Planned Gifts Build County 4-H Endowments
4-H volunteers build endowments in Kent and Osceola counties with planned gifts
Kent County 4-H Youth Endowment
In 2009, Merry and Jerry Malfroid, of Casnovia, launched an endowment campaign to build a fund to provide long-term support for Kent County 4-H and at the same time honor the service and achievements of Margaret and
Richard Bethel in advancing Kent County 4-H and statewide MSU Extension programs.
In the midst of planning for the campaign, Jerry Malfroid was lost to cancer. After a successful campaign led by Merry Malfroid and Maggie and Dick Bethel, the Kent County 4-H Youth Development Fund was fully endowed in 2011. Merry, a long-time Kent County MSU Extension employee, died July 18, 2012. She designated a portion of her estate to grow the Kent County 4-H Youth Development Fund. Because this is an existing county 4-H endowment fund, this estate gift and gifts honoring Merry and others from Kent County also qualify for the 1:1 county 4-H endowment match.
The fund serves not only to honor Jerry and Merry Malfroid’s commitment to Kent County 4-H but also serves as an ongoing tribute to the contributions of all youth and volunteers involved in Kent County 4-H.
Osceola County 4-H Youth Endowment
A charitable gift from the Adrian R.Sengelaub Revocable Trust has established the Osceola County 4-H Youth Endowment Fund.
The fund provides memorial recognition to Adrian Sengelaub and perpetual support for the Osceola County 4-H program. Because this charitable gift funded a general 4-H county endowment fund, it will be matched 1:1 by the county 4-H endowment match fund, doubling its impact for 4-H.
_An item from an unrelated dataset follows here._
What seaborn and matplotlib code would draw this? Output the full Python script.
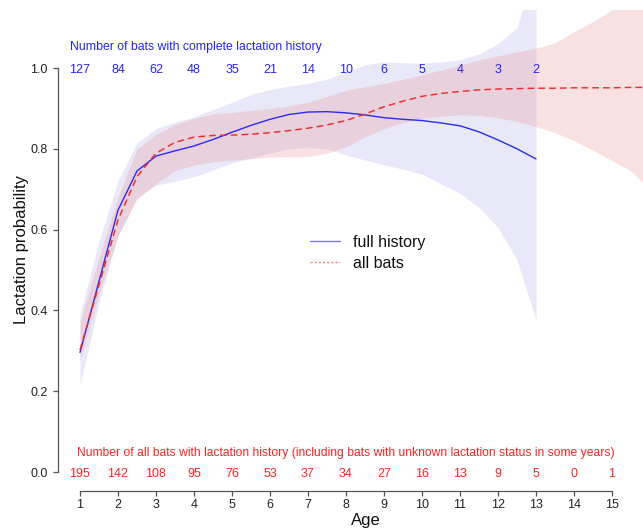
import matplotlib
matplotlib.use("Agg")
import matplotlib.pyplot as plt
from matplotlib.lines import Line2D
import seaborn as sns
import pandas as pd

# ---------------- data ----------------
ages_full = [1, 1.5, 2, 2.5, 3, 3.5, 4, 4.5, 5, 5.5, 6, 6.5, 7, 7.5, 8, 8.5,
             9, 9.5, 10, 10.5, 11, 11.5, 12, 12.5, 13]
prob_full = [0.296, 0.472, 0.648, 0.745, 0.782, 0.795, 0.807, 0.823, 0.841, 0.858,
             0.873, 0.885, 0.891, 0.892, 0.889, 0.884, 0.877, 0.873, 0.870, 0.864,
             0.857, 0.842, 0.822, 0.800, 0.775]
upper_full = [0.39, 0.57, 0.72, 0.815, 0.85, 0.866, 0.879, 0.897, 0.915, 0.935,
              0.947, 0.955, 0.962, 0.972, 0.99, 1.008, 1.015, 1.013, 1.012, 1.015,
              1.02, 1.035, 1.06, 1.10, 1.25]
lower_full = [0.215, 0.42, 0.585, 0.68, 0.71, 0.72, 0.731, 0.748, 0.765, 0.777,
              0.79, 0.80, 0.803, 0.80, 0.785, 0.772, 0.76, 0.75, 0.737, 0.713,
              0.69, 0.655, 0.605, 0.525, 0.376]

ages_all = [1, 1.5, 2, 2.5, 3, 3.5, 4, 4.5, 5, 5.5, 6, 6.5, 7, 7.5, 8, 8.5,
            9, 9.5, 10, 10.5, 11, 11.5, 12, 12.5, 13, 13.5, 14, 14.5, 15, 15.5, 16]
prob_all = [0.302, 0.463, 0.624, 0.731, 0.789, 0.816, 0.829, 0.833, 0.834, 0.836,
            0.840, 0.845, 0.851, 0.859, 0.870, 0.886, 0.904, 0.918, 0.930, 0.937,
            0.942, 0.946, 0.948, 0.949, 0.950, 0.950, 0.951, 0.951, 0.951, 0.952, 0.952]
upper_all = [0.372, 0.53, 0.68, 0.80, 0.835, 0.86, 0.875, 0.886, 0.89, 0.895,
             0.90, 0.906, 0.915, 0.93, 0.945, 0.953, 0.962, 0.972, 0.983, 0.995,
             1.007, 1.02, 1.03, 1.04, 1.049, 1.062, 1.09, 1.115, 1.144, 1.18, 1.22]
lower_all = [0.277, 0.44, 0.585, 0.675, 0.714, 0.746, 0.76, 0.768, 0.772, 0.776,
             0.779, 0.78, 0.781, 0.789, 0.805, 0.83, 0.85, 0.865, 0.876, 0.881,
             0.884, 0.883, 0.877, 0.868, 0.855, 0.84, 0.82, 0.797, 0.771, 0.745, 0.70]

count_ages_full = list(range(1, 14))
counts_full = [127, 84, 62, 48, 35, 21, 14, 10, 6, 5, 4, 3, 2]
count_ages_all = list(range(1, 16))
counts_all = [195, 142, 108, 95, 76, 53, 37, 34, 27, 16, 13, 9, 5, 0, 1]

x_ticks = list(range(1, 16))
y_ticks = [0.0, 0.2, 0.4, 0.6, 0.8, 1.0]
y_tick_labels = ["0.0", "0.2", "0.4", "0.6", "0.8", "1.0"]

title_full = "Number of bats with complete lactation history"
title_all = ("Number of all bats with lactation history (including bats with "
             "unknown lactation status in some years)")
legend_labels = ["full history", "all bats"]

# ---------------- style ----------------
sns.set_theme(style="white")
plt.rcParams["font.family"] = ["Liberation Sans", "DejaVu Sans"]

BLUE = "#2b2bf0"
RED = "#f02b2b"
BLUE_TXT = "#2424ff"
RED_TXT = "#ff2424"

W, H = 643, 531
fig = plt.figure(figsize=(W / 100, H / 100), dpi=100)
ax = fig.add_axes([0, 0, 1, (H - 10) / H])
ax.set_xlim(-1.105, 15.816)
ax.set_ylim(-0.146, 1.1436)
ax.patch.set_alpha(0)

df_full = pd.DataFrame({"age": ages_full, "p": prob_full,
                        "lo": lower_full, "hi": upper_full})
df_all = pd.DataFrame({"age": ages_all, "p": prob_all,
                       "lo": lower_all, "hi": upper_all})

# confidence bands
ax.fill_between(df_full["age"], df_full["lo"], df_full["hi"],
                color=(0.80, 0.80, 0.95), alpha=0.45, linewidth=0, zorder=1)
ax.fill_between(df_all["age"], df_all["lo"], df_all["hi"],
                color=(0.93, 0.60, 0.62), alpha=0.30, linewidth=0, zorder=2)

# lines
sns.lineplot(data=df_full, x="age", y="p", ax=ax, color=BLUE, linewidth=1.0,
             sort=True, estimator=None, zorder=3)
sns.lineplot(data=df_all, x="age", y="p", ax=ax, color=RED, linewidth=1.05,
             sort=True, estimator=None, zorder=4, dashes=False,
             linestyle=(0, (4.6, 2.8)))
ax.set_xlabel("")
ax.set_ylabel("")

# axes in R style
for s in ["top", "right"]:
    ax.spines[s].set_visible(False)
ax.spines["left"].set_position(("data", 0.421))
ax.spines["left"].set_bounds(0, 1)
ax.spines["bottom"].set_position(("data", -0.047))
ax.spines["bottom"].set_bounds(1, 15)
for s in ["left", "bottom"]:
    ax.spines[s].set_color("#555555")
    ax.spines[s].set_linewidth(0.9)

ax.set_yticks(y_ticks)
ax.set_yticklabels(y_tick_labels)
ax.set_xticks(x_ticks)
ax.set_xticklabels([str(t) for t in x_ticks])
ax.tick_params(axis="y", direction="out", length=3.8, width=0.9, pad=3.5,
               colors="#555555", labelcolor="#222222", labelsize=9, left=True)
ax.tick_params(axis="x", direction="out", length=3.8, width=0.9, pad=1.8,
               colors="#555555", labelcolor="#222222", labelsize=9, bottom=True)

# count annotations
for a, c in zip(count_ages_full, counts_full):
    ax.text(a, 1.0, str(c), color=BLUE_TXT, fontsize=9, ha="center",
            va="center_baseline")
for a, c in zip(count_ages_all, counts_all):
    ax.text(a, 0.0, str(c), color=RED_TXT, fontsize=9, ha="center",
            va="center_baseline")
ax.text(4.05, 1.055, title_full, color=BLUE_TXT, fontsize=8.8, ha="center",
        va="center_baseline")
ax.text(8.0, 0.05, title_all, color=RED_TXT, fontsize=8.7, ha="center",
        va="center_baseline")

# axis labels
fig.text(22 / W, 1 - 250 / H, "Lactation probability", rotation=90,
         ha="center", va="center", fontsize=12, color="#111111")
fig.text(366 / W, 1 - 520 / H, "Age", ha="center", va="center",
         fontsize=12, color="#111111")

# legend
handles = [Line2D([], [], color="#7a7aff", linewidth=1.0),
           Line2D([], [], color="#ff7a7a", linewidth=1.0, linestyle=(0, (1.5, 1.5)))]
leg = ax.legend(handles, legend_labels, loc="upper left",
                bbox_to_anchor=(310 / W, 1 - 235 / H), bbox_transform=fig.transFigure,
                frameon=False, fontsize=11.5, handlelength=1.9, handletextpad=0.8,
                borderpad=0, borderaxespad=0, labelspacing=0.35)
for t in leg.get_texts():
    t.set_color("#111111")

fig.savefig("out.png", dpi=100)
Sengelaub served 20 years as a 4-H leader and had a zeal for life and helping others. He was also active in St. Philip’s Catholic Church and joined the Knights of Columbus in 1940. In retirement, he volunteered for the Commission on Aging, accumulating over 1,000 hours of service.
A lifetime resident of Richmond Township, Reed City, Mich., Seneglaub died July 18, 2008. He attended Trimmer Elementary School where he graduated eighth grade in 1937. He continued his father’s work as a farmer, carpenter and stone/brick mason. He worked for many farmers in the surrounding area over the years. In addition, he worked as a bus driver for St. Philip’s Catholic School and was also employed by Tubelite (Miller industries) for more than 22 years.